The usual way a genie story gets around that is the genie reads the new master's mind to learn it, but then she would have known his name and not asked.
Nice start to a good story, looking forward to reading the rest.
Or do these rules mean that if a cancer patient with a week to live gets the journal, he/she can't wish to be cured? It would "extend their lifespan" after all! Or maybe they can wish for that, but they'll still die in a week? If the master is dangerously overweight, and wishes to be a healthy weight, do they lose weight but still have a higher risk of heart attacks, etc? So many different ways this rule makes no sense, unless the entity/genies who came up with it were sadists.
And "... something that can cause harm in the future." What?

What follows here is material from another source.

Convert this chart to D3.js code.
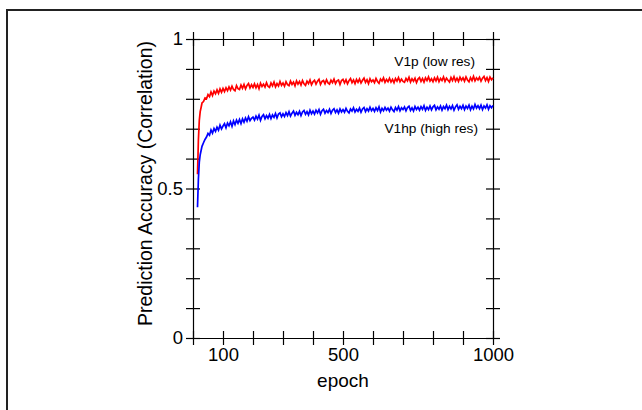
<!DOCTYPE html>
<html>
<head>
<meta charset="utf-8">
<script src="https://cdn.jsdelivr.net/npm/d3@7"></script>
<style>
body { margin: 0; background: #fff; }
text { font-family: "Liberation Sans", Arial, sans-serif; }
</style>
</head>
<body>
<svg id="chart" width="642" height="410"></svg>
<script>
// epochs at which accuracy was sampled
var epochs = [15, 18, 21, 24, 27, 30, 35, 40, 45, 50,
    55, 60, 65, 70, 75, 80, 85, 90, 95, 100,
    105, 110, 115, 120, 125, 130, 135, 140, 145, 150,
    155, 160, 165, 170, 175, 180, 185, 190, 195, 200,
    205, 210, 215, 220, 225, 230, 235, 240, 245, 250,
    255, 260, 265, 270, 275, 280, 285, 290, 295, 300,
    305, 310, 315, 320, 325, 330, 335, 340, 345, 350,
    355, 360, 365, 370, 375, 380, 385, 390, 395, 400,
    405, 410, 415, 420, 425, 430, 435, 440, 445, 450,
    455, 460, 465, 470, 475, 480, 485, 490, 495, 500,
    505, 510, 515, 520, 525, 530, 535, 540, 545, 550,
    555, 560, 565, 570, 575, 580, 585, 590, 595, 600,
    605, 610, 615, 620, 625, 630, 635, 640, 645, 650,
    655, 660, 665, 670, 675, 680, 685, 690, 695, 700,
    705, 710, 715, 720, 725, 730, 735, 740, 745, 750,
    755, 760, 765, 770, 775, 780, 785, 790, 795, 800,
    805, 810, 815, 820, 825, 830, 835, 840, 845, 850,
    855, 860, 865, 870, 875, 880, 885, 890, 895, 900,
    905, 910, 915, 920, 925, 930, 935, 940, 945, 950,
    955, 960, 965, 970, 975, 980, 985, 990, 995, 1000];

// V1p (low res)
var lowRes = [0.548, 0.662, 0.728, 0.757, 0.771, 0.786, 0.791, 0.803, 0.800, 0.814,
    0.807, 0.823, 0.811, 0.826, 0.817, 0.830, 0.818, 0.833, 0.822, 0.835,
    0.824, 0.837, 0.827, 0.840, 0.829, 0.842, 0.831, 0.827, 0.844, 0.834,
    0.831, 0.846, 0.835, 0.848, 0.833, 0.845, 0.851, 0.836, 0.847, 0.838,
    0.850, 0.837, 0.848, 0.834, 0.852, 0.841, 0.849, 0.839, 0.854, 0.842,
    0.838, 0.853, 0.843, 0.856, 0.840, 0.851, 0.843, 0.858, 0.845, 0.853,
    0.842, 0.857, 0.847, 0.844, 0.859, 0.848, 0.856, 0.843, 0.860, 0.849,
    0.858, 0.846, 0.861, 0.850, 0.845, 0.859, 0.851, 0.863, 0.847, 0.857,
    0.862, 0.849, 0.859, 0.865, 0.848, 0.858, 0.861, 0.850, 0.864, 0.853,
    0.849, 0.862, 0.854, 0.866, 0.851, 0.860, 0.863, 0.848, 0.861, 0.865,
    0.853, 0.864, 0.850, 0.861, 0.868, 0.854, 0.863, 0.851, 0.865, 0.855,
    0.866, 0.853, 0.862, 0.869, 0.855, 0.864, 0.851, 0.867, 0.857, 0.863,
    0.854, 0.868, 0.858, 0.852, 0.866, 0.859, 0.870, 0.855, 0.865, 0.857,
    0.869, 0.856, 0.865, 0.854, 0.868, 0.859, 0.871, 0.857, 0.866, 0.858,
    0.855, 0.868, 0.860, 0.872, 0.856, 0.867, 0.859, 0.869, 0.854, 0.866,
    0.871, 0.858, 0.868, 0.856, 0.870, 0.861, 0.873, 0.859, 0.867, 0.857,
    0.870, 0.860, 0.872, 0.857, 0.868, 0.861, 0.873, 0.858, 0.869, 0.862,
    0.856, 0.871, 0.861, 0.874, 0.859, 0.869, 0.858, 0.872, 0.862, 0.870,
    0.859, 0.873, 0.863, 0.857, 0.871, 0.861, 0.875, 0.860, 0.870, 0.863,
    0.872, 0.859, 0.869, 0.875, 0.861, 0.871, 0.858, 0.873, 0.864, 0.870];

// V1hp (high res)
var highRes = [0.437, 0.532, 0.588, 0.613, 0.627, 0.641, 0.653, 0.664, 0.672, 0.684,
    0.678, 0.696, 0.685, 0.701, 0.691, 0.705, 0.695, 0.712, 0.699, 0.709,
    0.717, 0.703, 0.719, 0.710, 0.723, 0.708, 0.726, 0.714, 0.729, 0.718,
    0.731, 0.717, 0.733, 0.722, 0.736, 0.725, 0.740, 0.727, 0.735, 0.739,
    0.729, 0.742, 0.732, 0.745, 0.728, 0.741, 0.747, 0.733, 0.744, 0.735,
    0.748, 0.734, 0.746, 0.738, 0.751, 0.736, 0.749, 0.753, 0.740, 0.750,
    0.741, 0.754, 0.744, 0.757, 0.742, 0.752, 0.759, 0.745, 0.755, 0.747,
    0.758, 0.744, 0.756, 0.761, 0.748, 0.757, 0.746, 0.762, 0.750, 0.759,
    0.749, 0.762, 0.753, 0.764, 0.748, 0.760, 0.765, 0.752, 0.761, 0.754,
    0.765, 0.751, 0.762, 0.767, 0.754, 0.763, 0.752, 0.766, 0.756, 0.764,
    0.755, 0.768, 0.758, 0.753, 0.766, 0.759, 0.770, 0.756, 0.765, 0.758,
    0.769, 0.755, 0.766, 0.771, 0.757, 0.767, 0.759, 0.772, 0.760, 0.768,
    0.758, 0.770, 0.761, 0.773, 0.756, 0.768, 0.760, 0.771, 0.762, 0.769,
    0.759, 0.772, 0.763, 0.757, 0.771, 0.762, 0.774, 0.760, 0.770, 0.764,
    0.773, 0.760, 0.771, 0.775, 0.761, 0.770, 0.759, 0.774, 0.764, 0.772,
    0.762, 0.774, 0.765, 0.777, 0.761, 0.772, 0.764, 0.776, 0.763, 0.773,
    0.778, 0.763, 0.773, 0.765, 0.776, 0.762, 0.774, 0.767, 0.779, 0.764,
    0.775, 0.766, 0.777, 0.762, 0.773, 0.780, 0.765, 0.775, 0.767, 0.778,
    0.764, 0.776, 0.768, 0.779, 0.763, 0.775, 0.766, 0.781, 0.769, 0.777,
    0.767, 0.779, 0.764, 0.776, 0.769, 0.780, 0.765, 0.777, 0.770, 0.778];

var xTicks = [0, 100, 200, 300, 400, 500, 600, 700, 800, 900, 1000];
var xTickLabels = ["", "100", "", "", "", "500", "", "", "", "", "1000"];
var yTicks = [0, 0.1, 0.2, 0.3, 0.4, 0.5, 0.6, 0.7, 0.8, 0.9, 1];
var yTickLabels = ["0", "", "", "", "", "0.5", "", "", "", "", "1"];
var seriesNames = ["V1p (low res)", "V1hp (high res)"];

var svg = d3.select("#chart");

// outer frame (runs off the right and bottom edges)
svg.append("rect")
    .attr("x", 7).attr("y", 10)
    .attr("width", 700).attr("height", 500)
    .attr("fill", "none")
    .attr("stroke", "#222")
    .attr("stroke-width", 2);

var plotLeft = 193, plotRight = 493, plotTop = 39, plotBottom = 338;

var x = d3.scaleLinear().domain([0, 1000]).range([plotLeft, plotRight]);
var y = d3.scaleLinear().domain([0, 1]).range([plotBottom, plotTop]);

var tickLen = 7;

function styleAxis(g) {
    g.select(".domain").attr("stroke", "#000").attr("stroke-width", 1.2);
    g.selectAll(".tick line").attr("stroke", "#000").attr("stroke-width", 1.2);
    g.selectAll(".tick text")
        .attr("fill", "#000")
        .style("font-size", "18.5px")
        .style("font-family", "'Liberation Sans', Arial, sans-serif");
}

var xBottom = svg.append("g")
    .attr("transform", "translate(0," + plotBottom + ")")
    .call(d3.axisBottom(x).tickValues(xTicks)
        .tickFormat(function (d, i) { return xTickLabels[i]; })
        .tickSize(tickLen).tickSizeOuter(0).tickPadding(3));
xBottom.selectAll(".tick line").attr("y1", -tickLen);
styleAxis(xBottom);

var xTop = svg.append("g")
    .attr("transform", "translate(0," + plotTop + ")")
    .call(d3.axisTop(x).tickValues(xTicks).tickFormat("")
        .tickSize(tickLen).tickSizeOuter(0));
xTop.selectAll(".tick line").attr("y1", tickLen);
styleAxis(xTop);

var yLeft = svg.append("g")
    .attr("transform", "translate(" + plotLeft + ",0)")
    .call(d3.axisLeft(y).tickValues(yTicks)
        .tickFormat(function (d, i) { return yTickLabels[i]; })
        .tickSize(tickLen).tickSizeOuter(0).tickPadding(3));
yLeft.selectAll(".tick line").attr("x1", tickLen);
styleAxis(yLeft);

var yRight = svg.append("g")
    .attr("transform", "translate(" + plotRight + ",0)")
    .call(d3.axisRight(y).tickValues(yTicks).tickFormat("")
        .tickSize(tickLen).tickSizeOuter(0));
yRight.selectAll(".tick line").attr("x1", -tickLen);
styleAxis(yRight);

// curves
var line = d3.line()
    .x(function (d) { return x(d[0]); })
    .y(function (d) { return y(d[1]); });

svg.append("path")
    .datum(d3.zip(epochs, lowRes))
    .attr("fill", "none")
    .attr("stroke", "#ff0000")
    .attr("stroke-width", 1.7)
    .attr("d", line);

svg.append("path")
    .datum(d3.zip(epochs, highRes))
    .attr("fill", "none")
    .attr("stroke", "#0000ff")
    .attr("stroke-width", 1.7)
    .attr("d", line);

// series labels
svg.append("text")
    .attr("x", 475).attr("y", 66)
    .attr("text-anchor", "end")
    .style("font-size", "13.7px")
    .text(seriesNames[0]);

svg.append("text")
    .attr("x", 478).attr("y", 133)
    .attr("text-anchor", "end")
    .style("font-size", "13.7px")
    .text(seriesNames[1]);

// axis titles
svg.append("text")
    .attr("x", x(500)).attr("y", 387)
    .attr("text-anchor", "middle")
    .style("font-size", "19px")
    .text("epoch");

svg.append("text")
    .attr("transform", "translate(152," + ((plotTop + plotBottom) / 2 - 5) + ") rotate(-90)")
    .attr("text-anchor", "middle")
    .style("font-size", "19.5px")
    .text("Prediction Accuracy (Correlation)");
</script>
</body>
</html>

Is the genie omniscient and/or precogniscient, that it can know the potential future consequences of every single wish the master makes? I mean if the master chooses to wish that a woman will sleep with him, and she happens to be in a relationship, and the guy or gal she's with finds out and hangs him/herself out of heartbreak, is that not "causing harm in the future"? Granted, that's an extreme example, but it happens.
Or less extreme, the master wishes to sleep with a woman, and as a result she doesn't meet her originally intended husband, and they don't have the kids they would otherwise have had, one of whom would have invented a cure for cancer, or stopped a mass shooter, or put out a campfire in a forest before it could start a massive wildfire... Do the kids who weren't born, and/or the people who wouldn't have died, but now will, or the forest that wouldn't have burned, but now will, count as future harm?
Again, what?
Same problem with "... make a wish that will reveal my powers to anyone."

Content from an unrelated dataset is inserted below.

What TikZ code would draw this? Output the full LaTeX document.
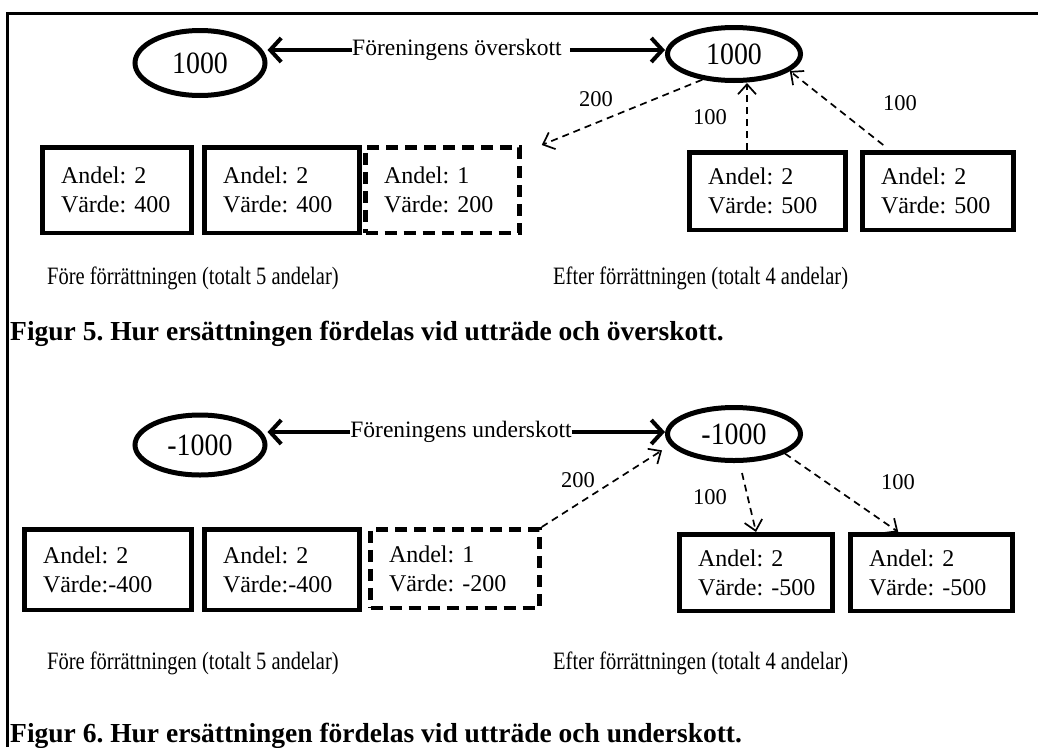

So if a busful of kids is teetering on the edge of a cliff, and help is too far away but the master could wish them to safety, these rules say "sorry kids, too many witnesses, bend over and kiss your asses goodbye!"? Damn. That's cold.
And "...you may not use my power to ascend to power yourself..."
Even just the ability to change his appearance could help him "ascend to power" for goodness sake! He wishes for hight, physical attractiveness, and a bit of charisma/more confidence, and he's well on the way to whatever office he'd like. However, unlike the other rules, this one can make sense if you interpret it very strictly and literally, namely that he can't explicitly wish for power, but if he gets power as a side effect of other, unrelated wishes, he's fine.
You could argue that for the "reveal my powers" rule, but that would make it a meaningless rule.
The "lifespan" one, no, that just makes no sense. Same with the "future harm" one. The "future harm" one *could* be interpreted to imply *direct intent to cause harm* but that makes it toothless.
Aside from that, and a couple other issues (using "your" instead of "you're", changing tenses ("caressing and pulled at me") and saying he "filed her mouth" with his seed (weird filing cabinet, that), this was definitely enjoyable. I'll keep reading.
Sorry about the Wall of Text, I just couldn't help myself when I read those rules...I felt a bit like Dreyfus in the Pink Panther movies (the Peter Sellers ones) (Google "Dreyfus eye twitch").
-Anubelore
Why don't authors save up a couple days of writing and have 2-3 page chapters. I can't stand one page at a time. Oh well.